Photo Credit: Jack Green/Antarctic Photo Library
A C-17 Globemaster III prepares to land at Pegasus Airfield during August 2014.
“You don’t need to hold people ‘hostage’ for the whole winter to get stuff done,” Sheppard said. “You smooth out the occupancy throughout the whole year and level out the labor. … We may see that the station is more stable and the quality of life comes up.”
Operational needs would initially drive the flight schedule, but Sheppard said that new proposals from researchers could certainly include wintertime projects if they could be supported logistically.
The U.S. Air Force flights offer the most potential for support further in the future, particularly for medevacs. A C-17 flies weekly out of the Royal Australian Air Force Base Richmond near Sydney.
A plane could be diverted to Christchurch and return to its normal mission schedule within 24 hours. A flight crew from Joint Base Lewis-McChord in Washington state would be brought down to fly the mission. Pilots from McChord have supported the USAP since 1983, as part of Operation Deep Freeze, the military’s catch-all term for its Antarctic activities.

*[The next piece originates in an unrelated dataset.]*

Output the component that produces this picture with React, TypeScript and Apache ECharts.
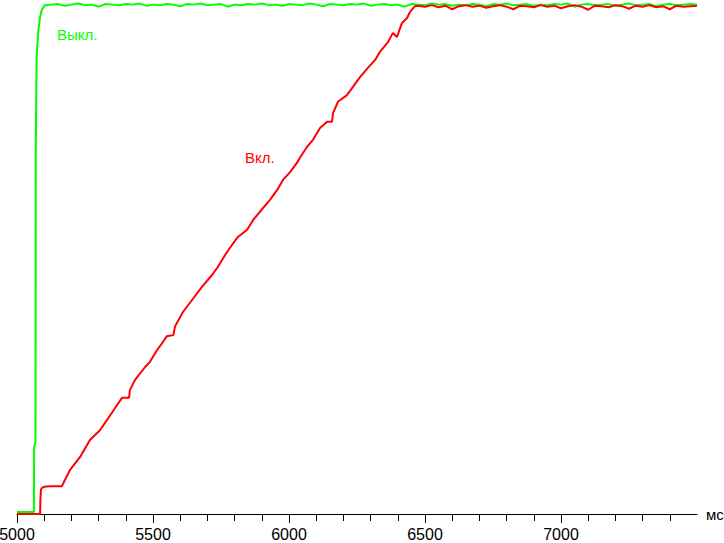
import React, { useEffect, useRef } from "react";
import * as echarts from "echarts";

// X axis (ms)
const xMin = 5000;
const xMax = 7500;
const xTickValues = [5000, 5500, 6000, 6500, 7000];
const xAxisName = "мс";

// "Выкл." (off) – green: transition part
const offRiseX = [5000, 5062, 5063, 5068, 5069, 5072, 5078, 5085, 5091, 5103];
const offRiseY = [0.4, 0.4, 13.0, 14.0, 70.4, 88.7, 93.8, 96.7, 98.1, 99.0];
// green plateau, sampled every 25 ms from 5125 ms
const offPlateauStart = 5125;
const offPlateauStep = 25;
const offPlateauY = [
  99.1, 99.2, 98.9, 99.1, 99.3, 99.0, 99.1, 98.7, 99.2, 99.1,
  99.0, 99.2, 99.1, 99.3, 98.9, 99.1, 99.0, 99.2, 99.1, 98.8,
  99.2, 99.1, 99.3, 99.0, 99.1, 99.2, 98.7, 99.1, 99.0, 99.2,
  99.1, 99.3, 99.0, 99.1, 98.9, 99.2, 99.1, 99.0, 99.3, 99.1,
  98.8, 99.2, 99.1, 99.0, 99.2, 99.1, 99.3, 98.9, 99.1, 99.2,
  99.0, 99.1, 98.7, 99.2, 99.1, 99.0, 99.3, 99.1, 99.2, 98.9,
  99.1, 99.0, 99.2, 99.1, 98.8, 99.2, 99.1, 99.3, 99.0, 99.1,
  99.2, 98.9, 99.1, 99.0, 99.2, 99.1, 99.3, 98.7, 99.1, 99.2,
  99.0, 99.1, 99.2, 98.9, 99.1, 99.3, 99.0, 99.1, 99.2, 98.8,
  99.1, 99.2, 99.0, 99.1, 99.2, 99.1,
];

// "Вкл." (on) – red: ramp part
const onRampX = [
  5000, 5085, 5086, 5088, 5092, 5099, 5121, 5165, 5176, 5195,
  5232, 5268, 5305, 5331, 5368, 5386, 5412, 5415, 5434, 5471,
  5489, 5515, 5537, 5551, 5575, 5581, 5610, 5636, 5680, 5717,
  5739, 5765, 5783, 5812, 5846, 5868, 5893, 5930, 5956, 5978,
  6004, 6029, 6040, 6066, 6088, 6114, 6140, 6158, 6162, 6180,
  6213, 6235, 6261, 6290, 6316, 6334, 6364, 6382, 6397, 6415,
  6434, 6445, 6463,
];
const onRampY = [
  0, 0, 2.7, 4.7, 5.1, 5.3, 5.4, 5.4, 6.6, 8.6,
  11.1, 14.4, 16.3, 18.3, 21.2, 22.6, 22.6, 24.1, 26.1, 28.6,
  29.6, 31.9, 33.5, 34.6, 34.8, 36.5, 39.3, 41.1, 44.2, 46.5,
  48.1, 50.4, 51.8, 53.9, 55.3, 57.2, 58.8, 61.1, 63.0, 65.0,
  66.5, 68.3, 69.3, 71.4, 72.8, 75.1, 76.3, 76.3, 78.0, 80.2,
  81.5, 83.1, 85.0, 86.8, 88.3, 89.9, 91.8, 93.6, 92.8, 95.5,
  96.5, 97.7, 98.8,
];
// red plateau, sampled every 25 ms from 6475 ms
const onPlateauStart = 6475;
const onPlateauStep = 25;
const onPlateauY = [
  98.9, 98.7, 99.0, 98.6, 98.9, 98.2, 98.8, 99.0, 98.7, 98.9,
  98.5, 98.8, 99.0, 98.7, 98.2, 98.9, 98.8, 98.6, 99.0, 98.7,
  98.9, 98.4, 98.8, 99.0, 98.7, 98.1, 98.9, 98.8, 98.6, 99.0,
  98.8, 98.3, 98.9, 98.7, 99.0, 98.6, 98.8, 98.2, 98.9, 98.7,
  98.8, 98.9,
];

const offLabel = "Выкл.";
const onLabel = "Вкл.";

const GREEN = "#00ff00";
const RED = "#ff0000";
const FONT = 'Arial, "Liberation Sans", sans-serif';

function buildSeries(
  rx: number[],
  ry: number[],
  start: number,
  step: number,
  py: number[]
): number[][] {
  const out: number[][] = rx.map((x, i) => [x, ry[i]]);
  py.forEach((v, i) => out.push([start + i * step, v]));
  return out;
}

export default function App() {
  const ref = useRef<HTMLDivElement>(null);

  useEffect(() => {
    if (!ref.current) return;
    const chart = echarts.init(ref.current, null, { renderer: "svg" });
    const offData = buildSeries(offRiseX, offRiseY, offPlateauStart, offPlateauStep, offPlateauY);
    const onData = buildSeries(onRampX, onRampY, onPlateauStart, onPlateauStep, onPlateauY);

    chart.setOption({
      animation: false,
      backgroundColor: "#ffffff",
      grid: {
        left: 17,
        right: 27,
        top: 0,
        bottom: 29,
        containLabel: false,
        outerBoundsMode: "none",
      },
      xAxis: {
        type: "value",
        min: xMin,
        max: xMax,
        interval: 500,
        name: xAxisName,
        nameLocation: "end",
        nameGap: 9,
        nameTextStyle: { color: "#000", fontSize: 15, fontFamily: FONT },
        splitLine: { show: false },
        axisLine: { show: true, onZero: false, lineStyle: { color: "#000", width: 1 } },
        axisTick: {
          show: true,
          inside: false,
          length: 9,
          customValues: xTickValues,
          lineStyle: { color: "#000", width: 1 },
        },
        minorTick: {
          show: true,
          splitNumber: 5,
          length: 7,
          lineStyle: { color: "#000", width: 1 },
        },
        minorSplitLine: { show: false },
        axisLabel: {
          customValues: xTickValues,
          formatter: (v: number) => String(v),
          color: "#000",
          fontSize: 16,
          fontFamily: FONT,
          margin: 12,
          hideOverlap: false,
        },
      },
      yAxis: {
        type: "value",
        min: 0,
        max: 100,
        show: false,
        splitLine: { show: false },
      },
      series: [
        {
          type: "line",
          data: offData,
          showSymbol: false,
          symbol: "none",
          lineStyle: { color: GREEN, width: 2 },
          itemStyle: { color: GREEN },
          clip: false,
          z: 2,
        },
        {
          type: "line",
          data: onData,
          showSymbol: false,
          symbol: "none",
          lineStyle: { color: RED, width: 2 },
          itemStyle: { color: RED },
          clip: false,
          z: 3,
        },
      ],
      graphic: [
        {
          type: "text",
          left: 57,
          top: 27,
          style: { text: offLabel, fill: GREEN, fontSize: 15, fontFamily: FONT },
        },
        {
          type: "text",
          left: 245,
          top: 150,
          style: { text: onLabel, fill: RED, fontSize: 15, fontFamily: FONT },
        },
      ],
    });
    return () => chart.dispose();
  }, []);

  return (
    <div
      ref={ref}
      style={{ position: "fixed", left: 0, top: 0, width: 724, height: 543, background: "#fff" }}
    />
  );
}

In 2008, the U.S. Air Force proved it was possible to land during the darkness of winter using night-vision goggles. So-called NVG missions have become a regular part of WinFly in the last few years.
A new set of runway lights will help the other aircraft that will be used for winter flights – the Australian Airbus A319 and Royal New Zealand C-130 – to land safely at Pegasus Airfield.
“The battery lights were upgraded with a glass mat battery for longer burn time in the cold temperatures,” Cardullo said.
If the winter flight trials prove successful, McMurdo would be one of the few research stations in Antarctica with regularly scheduled flights throughout the year. It would be the only one in the Ross Sea region, which is farther south than any other coastal base in the Antarctic.
“We’re developing a revolutionary way to run McMurdo,” Sheppard said.